Israele, quattro marsicani costretti a tornare in Italia

Sono dipendenti della Telespazio, tre uomini e una donna, tutti di Avezzano, hanno dovuto abbandonare d'urgenza lo stato di Israele a causa dei venti di guerra sempre più impetuosi

TEL AVIV. Quattro dipendenti della Telespazio, tre uomini e una donna, tutti di Avezzano, hanno dovuto abbandonare d'urgenza lo stato di Israele a causa dei venti di guerra sempre più impetuosi. L’azienda del gruppo Finmeccanica e la Farnesina hanno deciso di anticipare il rientro in Italia. I quattro, insieme a un gruppo di militari partito dalla base di Pratica di Mare, avevano raggiunto Tel Aviv una ventina di giorni fa e dovevano restare per tre mesi con lo scopo di compiere esercitazioni. «Da tre giorni la crisi si è aggravata», hanno raccontato i tecnici della Telespazio ad alcuni familiari in attesa ad Avezzano, «abbiamo sentito delle esplosioni e più volte hanno suonato le sirene che annunciavano il possibile arrivo di missili. Avevamo precise istruzioni anche per raggiungere i rifugi.

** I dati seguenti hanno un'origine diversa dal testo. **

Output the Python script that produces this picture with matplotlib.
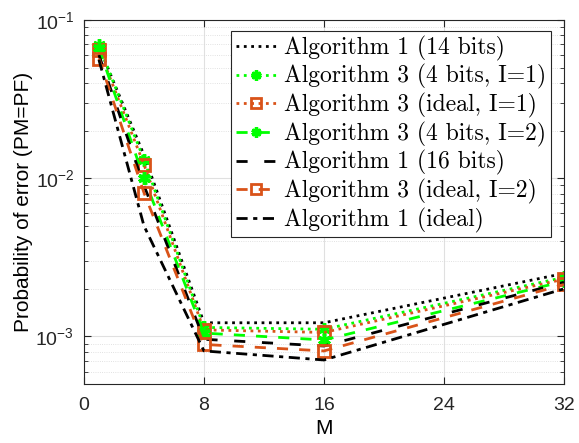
import matplotlib.pyplot as plt
import numpy as np
from matplotlib.ticker import LogLocator, NullFormatter

plt.rcParams['font.family'] = ['Liberation Sans', 'DejaVu Sans']
plt.rcParams['mathtext.fontset'] = 'custom'
plt.rcParams['mathtext.rm'] = 'Liberation Sans'
plt.rcParams['mathtext.it'] = 'Liberation Sans:italic'
plt.rcParams['mathtext.bf'] = 'Liberation Sans:bold'

# data
M = [1, 4, 8, 16, 32]
alg1_14bits = [0.068, 0.0140, 0.00122, 0.00122, 0.0025]
alg3_4bits_i1 = [0.069, 0.0131, 0.00114, 0.00111, 0.00236]
alg3_ideal_i1 = [0.065, 0.0122, 0.00110, 0.00106, 0.0023]
alg3_4bits_i2 = [0.066, 0.0100, 0.00105, 0.00095, 0.00223]
alg1_16bits = [0.060, 0.0090, 0.00096, 0.00087, 0.0022]
alg3_ideal_i2 = [0.057, 0.0081, 0.00089, 0.00081, 0.00213]
alg1_ideal = [0.056, 0.0050, 0.00081, 0.00071, 0.0020]

labels = ['Algorithm 1 (14 bits)', 'Algorithm 3 (4 bits, I=1)',
          'Algorithm 3 (ideal, I=1)', 'Algorithm 3 (4 bits, I=2)',
          'Algorithm 1 (16 bits)', 'Algorithm 3 (ideal, I=2)',
          'Algorithm 1 (ideal)']

green = '#00ff00'
orange = '#D95319'
asterisk = (6, 2, 0)

fig = plt.figure(figsize=(5.79, 4.43), dpi=100)
ax = fig.add_axes([0.145, 0.133, 0.829, 0.822])

ax.semilogy(M, alg1_14bits, ':', color='k', lw=2, label=labels[0])
ax.semilogy(M, alg3_4bits_i1, ':', color=green, lw=2, marker=asterisk,
            ms=9, mew=2.5, label=labels[1])
ax.semilogy(M, alg3_ideal_i1, ':', color=orange, lw=2, marker='s',
            ms=9, mew=2, mfc='none', label=labels[2])
ax.semilogy(M, alg3_4bits_i2, '--', color=green, lw=2, marker=asterisk,
            ms=9, mew=2.5, label=labels[3], dashes=(4, 4))
ax.semilogy(M, alg1_16bits, '--', color='k', lw=2, label=labels[4],
            dashes=(4, 6))
ax.semilogy(M, alg3_ideal_i2, '--', color=orange, lw=2, marker='s',
            ms=9, mew=2, mfc='none', label=labels[5], dashes=(4, 4))
ax.semilogy(M, alg1_ideal, '-.', color='k', lw=2, label=labels[6],
            dashes=(4, 2, 1.5, 2))

ax.set_xlim(0, 32)
ax.set_ylim(5e-4, 0.1)
ax.set_xticks([0, 8, 16, 24, 32])
ax.yaxis.set_minor_locator(LogLocator(base=10, subs=np.arange(2, 10)))
ax.yaxis.set_minor_formatter(NullFormatter())

ax.grid(True, which='major', color='#e0e0e0', lw=0.8)
ax.grid(True, which='minor', axis='y', color='#d8d8d8', lw=0.6, ls=':')
ax.set_axisbelow(True)

ax.tick_params(which='both', direction='in', top=True, right=True,
               labelsize=14, colors='#262626')
ax.tick_params(which='major', length=5)
ax.tick_params(which='minor', length=3)
ax.tick_params(axis='x', pad=9)
ax.tick_params(axis='y', pad=7)
for s in ax.spines.values():
    s.set_color('#262626')
    s.set_linewidth(0.8)

ax.set_xlabel('M', fontsize=15, labelpad=4)
ax.set_ylabel('Probability of error (PM=PF)', fontsize=15, labelpad=2)

leg = ax.legend(loc='upper right', bbox_to_anchor=(551 / 579, 1 - 31 / 443),
                bbox_transform=fig.transFigure, borderaxespad=0,
                prop={'family': 'cmr10', 'size': 17}, fancybox=False,
                framealpha=1, edgecolor='#262626', handlelength=1.75,
                handletextpad=0.3, labelspacing=0.15, borderpad=0.2,
                markerscale=0.8)
leg.get_frame().set_linewidth(0.8)

fig.savefig('out.png', dpi=100)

Le persone del posto convivono da anni con questo tipo di tensioni e lì è normale andare in giro anche con maschere antigas. Ma noi abbiamo avuto paura. Verso mezzogiorno di giovedì ci hanni allertato per il rientro e in fretta e furia abbiamo preparato le valigie. Tutto è andato per il meglio». I quattro marsicani hanno lasciato l’albergo, nei pressi dell'ambasciata italiana a Tel Aviv, e sono stati fatti imbarcare su un volo di linea che in serata è atterrato all'aeroporto di Roma Fiumicino. Grazie alla Telespazio sono rimasti in costante contatto con i familiari. Nei prossimi giorni dovrebbero rientrare anche alcuni militari. Qualche anno fa un’analoga tensione internazionale costrinse un gruppo di dipendenti della Telespazio a una precipitosa fuga dal Kenya. Anche in quell'occasione l'azienda con base nel Fucino dimostrò una grande professionalità a tutela dei propri dipendenti. Intanto, Benedetta Berti, analista del prestigioso “Institute for national security studies” di Tel Aviv, avverte sui rischi che comporterebbe inviare i carri armati nella Striscia. Secondo l’esperta, un’offensiva terrestre con i carri armati contro Gaza «tutt’al più potrebbe indebolire Hamas ma il costo dell’operazione sarebbe altissimo sia in termini politici sia come credibilità internazionale».

«E se venissero usati», aggiunge, «sarebbe probabilmente come nel 2008, all'epoca di “Piombo Fuso”, insieme a bulldozer per creare un “cordone” tra Israele e Gaza al fine di bloccare le zone da dove vengono lanciati razzi. Anche se ora i razzi in possesso di Hamas sono più a lunga gittata-range» rispetto al 2008, quindi la zona dovrebbe essere più vasta per fermare gli attacchi. Inoltre la campagna si concentrerebbe sulla distruzione di tunnel tra Israele e Gaza».

Per Berti «i carri armati sono anche un’arma psicologica per convincere Hamas ad accettare l'offerta di “calma per calma”. Ma penso che i tanks siano veramente l'ultima risorsa».